Today has been a great day off. Weather is awesome. I got groceries, went to the food bank, made the car payment and got a bunch of cleaning and laundry done. I'm a little bit bored but no one is answering their phones or they are working. I had a co-worker call and ask me to work for him tonight but I'm just too fucking tired. I hate when I'm not there but I need my days off. I just can't do 6 days a week anymore.

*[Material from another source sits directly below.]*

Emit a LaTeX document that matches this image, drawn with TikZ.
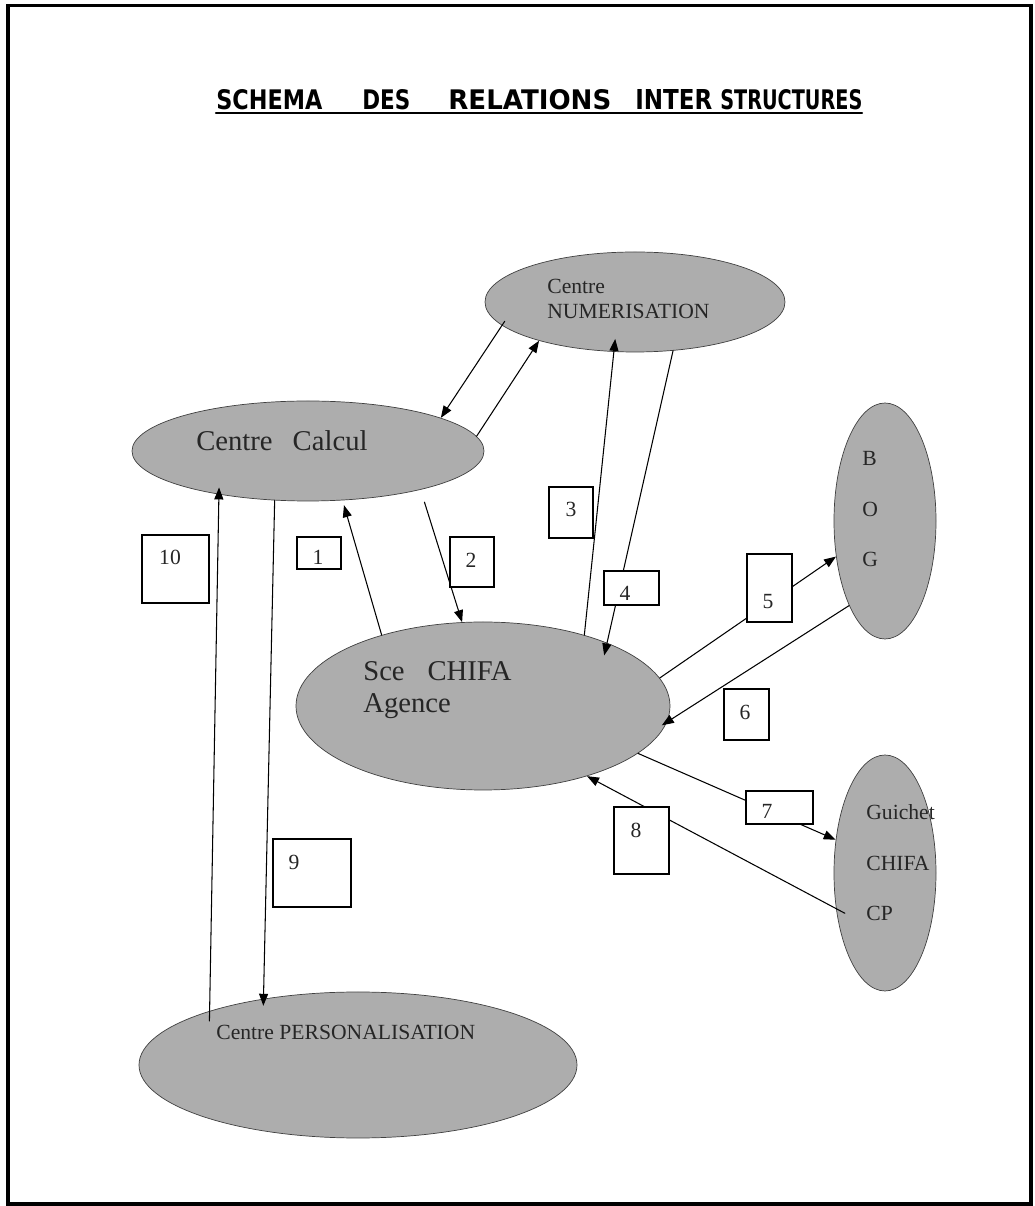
\documentclass[tikz,border=0pt]{standalone}
\usepackage{fontspec}
\setmainfont{Liberation Serif}
\newfontfamily\titlefont{DejaVu Sans}
\usepackage{tikz}
\usetikzlibrary{arrows.meta,shapes.geometric}

\begin{document}
\begin{tikzpicture}[>={Triangle[length=2.4mm,width=1.8mm]},line cap=round,
  zone/.style={ellipse,draw=black!75,fill=black!32,inner sep=0pt},
  numbox/.style={draw,fill=white,line width=0.7pt,inner sep=0pt},
  flux/.style={->,line width=0.6pt},
  big/.style={font=\fontsize{16.3}{18.7}\selectfont,text=black!85},
  small/.style={font=\fontsize{12.3}{14.7}\selectfont,text=black!85}]
\useasboundingbox (0,0) rectangle (20.7,24.12);
\draw[line width=2.2pt] (0.16,0.04) rectangle (20.62,24.01);
% titre
\node[anchor=base west,inner sep=0] (t1) at (4.32,21.93) {\resizebox{2.12cm}{0.40cm}{\titlefont\bfseries SCHEMA}};
\node[anchor=base west,inner sep=0] (t2) at (7.24,21.93) {\resizebox{0.96cm}{0.40cm}{\titlefont\bfseries DES}};
\node[anchor=base west,inner sep=0] (t3) at (8.96,21.93) {\resizebox{3.26cm}{0.40cm}{\titlefont\bfseries RELATIONS}};
\node[anchor=base west,inner sep=0] (t4) at (12.70,21.93) {\resizebox{1.54cm}{0.40cm}{\titlefont\bfseries INTER}};
\node[anchor=base west,inner sep=0] (t5) at (14.40,21.93) {\resizebox{2.84cm}{0.40cm}{\titlefont\bfseries STRUCTURES}};
\draw[line width=1.3pt] (4.32,21.86) -- (17.24,21.86);
% structures
\node[zone,minimum width=6cm,minimum height=2cm] (num) at (12.70,18.08) {};
\node[zone,minimum width=7.04cm,minimum height=2cm] (calcul) at (6.16,15.10) {};
\node[zone,minimum width=2.04cm,minimum height=4.72cm] (bog) at (17.70,13.70) {};
\node[zone,minimum width=7.48cm,minimum height=3.36cm] (sce) at (9.66,10.00) {};
\node[zone,minimum width=2.04cm,minimum height=4.72cm] (gui) at (17.70,6.66) {};
\node[zone,minimum width=8.76cm,minimum height=2.92cm] (perso) at (7.16,2.82) {};
\node[small,anchor=base west,align=left,inner sep=0] (tnum) at (10.94,17.74) {Centre\\NUMERISATION};
\node[big,anchor=base west,inner sep=0] (tcalcul) at (3.92,15.10) {Centre\hspace{0.7em}Calcul};
\node[small,anchor=base west,align=left,inner sep=0,font=\fontsize{12.3}{28.9}\selectfont] (tbog) at (17.24,12.78) {B\\O\\G};
\node[big,anchor=base west,align=left,inner sep=0] (tsce) at (7.26,9.86) {Sce\hspace{0.8em}CHIFA\\Agence};
\node[small,anchor=base west,align=left,inner sep=0,font=\fontsize{12.3}{28.9}\selectfont] (tgui) at (17.32,5.70) {Guichet\\CHIFA\\CP};
\node[small,anchor=base west,inner sep=0] (tperso) at (4.32,3.32) {Centre PERSONALISATION};
% flux
\draw[flux,shorten <=-0.1cm] (num.-170) -- (calcul.14);
\draw[flux] (calcul.5.5) -- (num.-158.6);
\draw[flux,shorten >=0.1cm] (sce.145) -- (calcul.-55);
\draw[flux,shorten <=0.26cm] (calcul.-19.7) -- (sce.104);
\draw[flux,shorten >=-0.26cm] (sce.35.4) -- (num.-113);
\draw[flux,shorten >=-0.26cm] (num.-52.7) -- (sce.27.7);
\draw[flux] (sce.9.7) -- (bog.-144.5);
\draw[flux,shorten >=-0.12cm] (bog.-113.2) -- (sce.-5);
\draw[flux] (sce.-17.3) -- (gui.146);
\draw[flux,shorten <=-0.2cm] (gui.-144.5) -- (sce.-34.5);
\draw[flux,shorten >=-0.14cm] (calcul.-124) -- (perso.145.2);
\draw[flux,shorten <=-0.2cm,shorten >=-0.14cm] (perso.160.7) -- (calcul.-154.2);
% numeros
\node[numbox,minimum width=0.88cm,minimum height=0.64cm] (b1) at (6.38,13.06) {};
\node[numbox,minimum width=1.34cm,minimum height=1.36cm] (b10) at (3.51,12.74) {};
\node[numbox,minimum width=1.56cm,minimum height=1.36cm] (b9) at (6.24,6.66) {};
\node[numbox,minimum width=0.88cm,minimum height=1.00cm] (b2) at (9.44,12.88) {};
\node[numbox,minimum width=0.88cm,minimum height=1.02cm] (b3) at (11.42,13.87) {};
\node[numbox,minimum width=1.10cm,minimum height=0.68cm] (b4) at (12.63,12.36) {};
\node[numbox,minimum width=0.90cm,minimum height=1.36cm] (b5) at (15.39,12.36) {};
\node[numbox,minimum width=0.90cm,minimum height=1.02cm] (b6) at (14.93,9.83) {};
\node[numbox,minimum width=1.34cm,minimum height=0.66cm] (b7) at (15.59,7.97) {};
\node[numbox,minimum width=1.10cm,minimum height=1.34cm] (b8) at (12.83,7.31) {};
\node[small] (n1) at (6.36,12.98) {1};
\node[small] (n10) at (3.40,12.98) {10};
\node[small] (n9) at (5.88,6.88) {9};
\node[small] (n2) at (9.42,12.92) {2};
\node[small] (n3) at (11.42,13.94) {3};
\node[small] (n4) at (12.50,12.26) {4};
\node[small] (n5) at (15.36,12.08) {5};
\node[small] (n6) at (14.90,9.88) {6};
\node[small] (n7) at (15.34,7.90) {7};
\node[small] (n8) at (12.72,7.52) {8};
\end{tikzpicture}
\end{document}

I wanted to get my oil changed but it's friday and every place in town is booked solid. I called this one place by my house and they told me if I were to show up right away they could get me in but by the time I get there, I tell them I wanted to get my oil changed and the guy smiled at me kinda weird and I asked if there was something wrong with that and he said there was a 2 hour wait and I was like no I'll come back next week or something. I just get so tired of every time I want or need to get shit done, it's always a fucking hassle. I'll just wait until next week when people are at work and try to get my oil changed then. I'm about a 100 miles over and it's not a huge deal but I just wanted to get it done so I wouldn't have to worry about it but it is what it is.
It's so awesome to just sit here and do absolutely nothing. I'm really enjoying being on summer vacation from school and having this extra free time. It's too bad I don't have more people to hang out with. My Mom wanted me to come visit today but I didn't because I had shit to do and because if I hang out with them too much then they start asking me for money, groceries etc..etc...it's sad but that's how they are. I really wish my family cared about being my family for the right reasons instead of the reasons that are good enough for them.
I plan on going to bed early tonight. I don't have anything planned for tomorrow other than maybe getting to see my niece again. I tried to text my brother and see if they wanted to go get frozen yogurt but he didn't seem that interested.
My days off are enjoyable though. I love being able to just hang out at home, get shit done and then be able to relax. I'm probably gonna take a hot bath soon and take a hot bath.